Por Gustavo Maurino*
Los episodios de violencia colectiva contra asaltantes en la vía pública han escandalizado nuestra conciencia moral en las últimas semanas. Muestran un estado de cosas doloroso y transmiten una imagen de lo que estamos siendo que provoca angustia y desasosiego.
Nadie enseñaría a sus hijos que estamos autorizados a actuar de esa manera. Nadie aceptaría que nuestros maestros les enseñaran a los hijos de nuestra patria que eso que hemos estado haciendo es algo aceptable. Si a un mal se responde con otro mal, sólo se consiguen dos males.
Tampoco creo que nos hayamos vuelto salvajes o locos, o que hayamos perdido el sentido de la humanidad ni que hayamos dejado aflorar recónditos impulsos fascistas. Es otra cosa. Tiene que ser otra cosa, pues sabemos que cuando pateamos un cuerpo que se retuerce en el asfalto, es a nuestra propia humanidad a la que pateamos en dicho cuerpo.
Nuestro problema, nuestra carencia, no es ética ni moral, no es individual. Es social, es relacional. Algo nos falta y no sabemos bien qué es. Hay algo valioso de lo que estamos careciendo y esa carencia nos duele. Ensayo aquí una respuesta a este angustiante interrogante.
Creo que hay dos modos, dos dinámicas, que han moldeado nuestra vida social y nuestro imaginario generacional en las últimas décadas. Ambas son un desastre autodestructivo.
Llamaré a la primera de ellas el “individualismo aislado”, en el que cada uno se ocupa de lo suyo -su vida, su familia, su riqueza-, y que la suerte, los talentos o los esfuerzos definan si nuestra vida será un paraíso o un infierno. Sálvese quien pueda y no te metas. A quien le toque el infierno -de nacer en una villa, con menos talentos o menos belleza, de enfermarse gravemente o fracasar en sus emprendimientos- no le queda otro camino que aguantárselas como pueda, solo. La sociedad es una amplia autopista con un carril para cada uno. Nadie debe cruzarse al del vecino y nadie tiene por qué interesarse si el vecino se queda atrás o se estrella en la pobreza. Si podemos, blindamos nuestro carril para estar más seguros.

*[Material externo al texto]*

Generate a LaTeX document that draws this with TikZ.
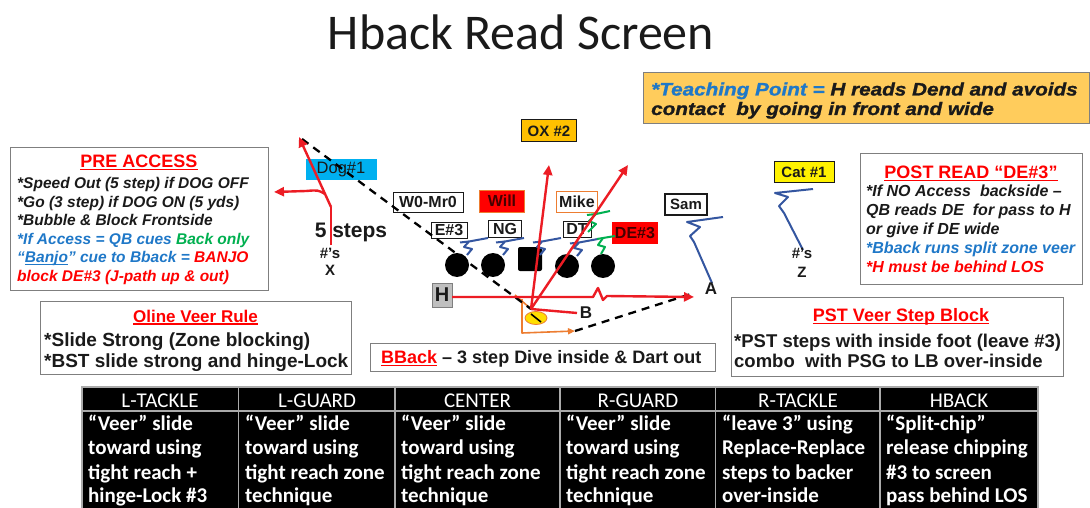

Llamaré a la otra dinámica social que hemos practicado la del “antagonismo competitivo”. Nosotros y ellos -quienquiera que seamos, elija el lector- competimos por quedarnos con la mayor porción posible de lo que es valioso (la riqueza, el poder, la cultura). La vida social es el territorio de la lucha de clases, y la política es la guerra por otros medios. Entonces sólo existe un juego de “suma cero” en el que unos tienen lo que pierden los otros; los que ganan se sienten con derecho a mandar y los que pierden se sienten explotados. La sociedad es un campo de batalla con dos opciones solamente, dominar o ser dominado.
Nuestra generación ha oscilado, social, cultural y políticamente entre estos dos modelos. Y es así como marchamos -aislados o en lucha- hacia la desintegración y la fragmentación irreconciliables. No podemos sino estar atormentados por este fracaso social.

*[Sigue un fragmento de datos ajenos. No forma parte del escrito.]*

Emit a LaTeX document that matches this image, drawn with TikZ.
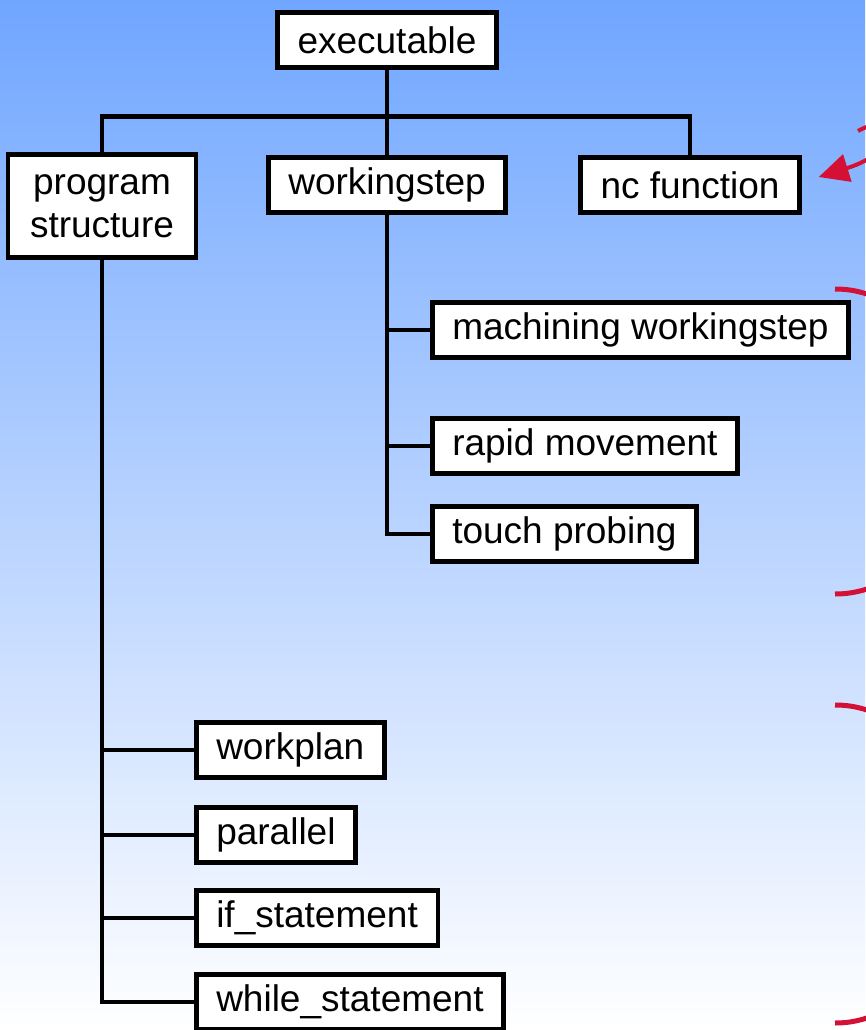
\documentclass[tikz,border=0pt]{standalone}
\usepackage{fontspec}
\setmainfont{Liberation Sans}
\usepackage{xcolor}
\definecolor{SlideTop}{RGB}{112,166,255}
\definecolor{SlideMid}{RGB}{188,214,255}
\definecolor{BraceRed}{RGB}{212,16,52}
\usetikzlibrary{positioning}
\usetikzlibrary{calc}
\usetikzlibrary{arrows.meta}

\begin{document}
\begin{tikzpicture}[
      x=1pt, y=-1pt
      , entity/.style={draw, line width=4.5pt, fill=white, inner xsep=20pt, minimum height=55pt, font=\fontsize{37}{43}\selectfont}
      , tree/.style={line width=4.5pt}
      , brace/.style={color=BraceRed, line width=5pt}
      ]

      \useasboundingbox (0,0) rectangle (865,1030);
      \shade[top color=SlideTop, middle color=SlideMid, bottom color=white] (0,0) rectangle (865,1030);

      \node[entity] (exe) at (387,40) {executable};
      \node[entity, align=center, minimum width=188pt, minimum height=103pt, inner xsep=8pt] (prog) at (102,206) {program\\structure};
      \node[entity] (ws) at (387,185) {workingstep};
      \node[entity] (nc) at (690,185) {nc function};

      \node[entity, anchor=west] (mws) at (430,330) {machining workingstep};
      \node[entity, anchor=west] (rapid) at (430,446) {rapid movement};
      \node[entity, anchor=west] (probe) at (430,534) {touch probing};

      \node[entity, anchor=west] (wplan) at (194,750) {workplan};
      \node[entity, anchor=west] (par) at (194,835) {parallel};
      \node[entity, anchor=west] (ifst) at (194,918) {if\_statement};
      \node[entity, anchor=west] (whilest) at (194,1002) {while\_statement};

      \coordinate (bus) at ($ (exe.south)+(0,47) $);
      \draw[tree] (exe.south) -- (bus) -- (ws.north);
      \draw[tree] (prog.north) |- (bus) -| (nc.north);

      \draw[tree] (ws.south) |- (probe.west);
      \foreach \n in {mws, rapid}
        \draw[tree] (ws.south |- \n.west) -- (\n.west);

      \draw[tree] (prog.south) |- (whilest.west);
      \foreach \n in {wplan, par, ifst}
        \draw[tree] (prog.south |- \n.west) -- (\n.west);

      % red marks cut off at the right edge
      \coordinate (nc-tip) at ($ (nc.east)+(17,-8) $);
      \draw[brace, line width=4pt, -{Triangle[length=30pt, width=28pt]}] (858,131) .. controls (890,112) and (905,150) .. (nc-tip);

      \draw[brace] (835,289) .. controls (848,289) and (858,291) .. (870,295);
      \draw[brace] (835,594) .. controls (848,594) and (858,592) .. (870,588);
      \draw[brace] (835,705) .. controls (848,705) and (858,707) .. (870,711);
      \draw[brace] (835,1023) .. controls (848,1023) and (858,1021) .. (870,1017);
    \end{tikzpicture}
\end{document}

Lo que nos falta, aquello de lo que hemos estado careciendo en nuestras prácticas comunes, es la virtud de la fraternidad: el sentido de que nuestra felicidad y bienestar están ligados al de todos los demás. La disposición y el esfuerzo por interesarnos y ocuparnos para que todos estemos mejor, no sólo yo o los de mi grupo, y la confianza en que nuestro destino es igualmente importante para los demás.
La virtud cívica de la fraternidad alimenta el ideal de una comunidad basada en la integración. En este ideal, la vida social no es una autopista blindada, ni un campo de batalla. Se parece más bien a un club de barrio, a esos espacios de esfuerzos compartidos que florecían hace un tiempo y languidecen en la actualidad.
El cultivo social, político e institucional de la fraternidad es el cemento para construir una comunidad para el beneficio y florecimiento mutuo. Es lo único que nos permite, mediante la cooperación, lograr juntos algo que separados o enfrentados jamás podremos realizar.
Un artista muy admirado en nuestro país -el músico Roger Waters- dijo alguna vez que entendía la felicidad como la experiencia de comprender las necesidades y los puntos de vista de los demás, la experiencia de que no estamos perdidos en un sueño solitario.
La incapacidad para la fraternidad nos ha dejado perdidos en la soledad y el aislamiento. No hay futuro de felicidad para una sociedad así. La construcción de la fraternidad es acaso el desafío más importante para la próxima generación. Es nuestra responsabilidad.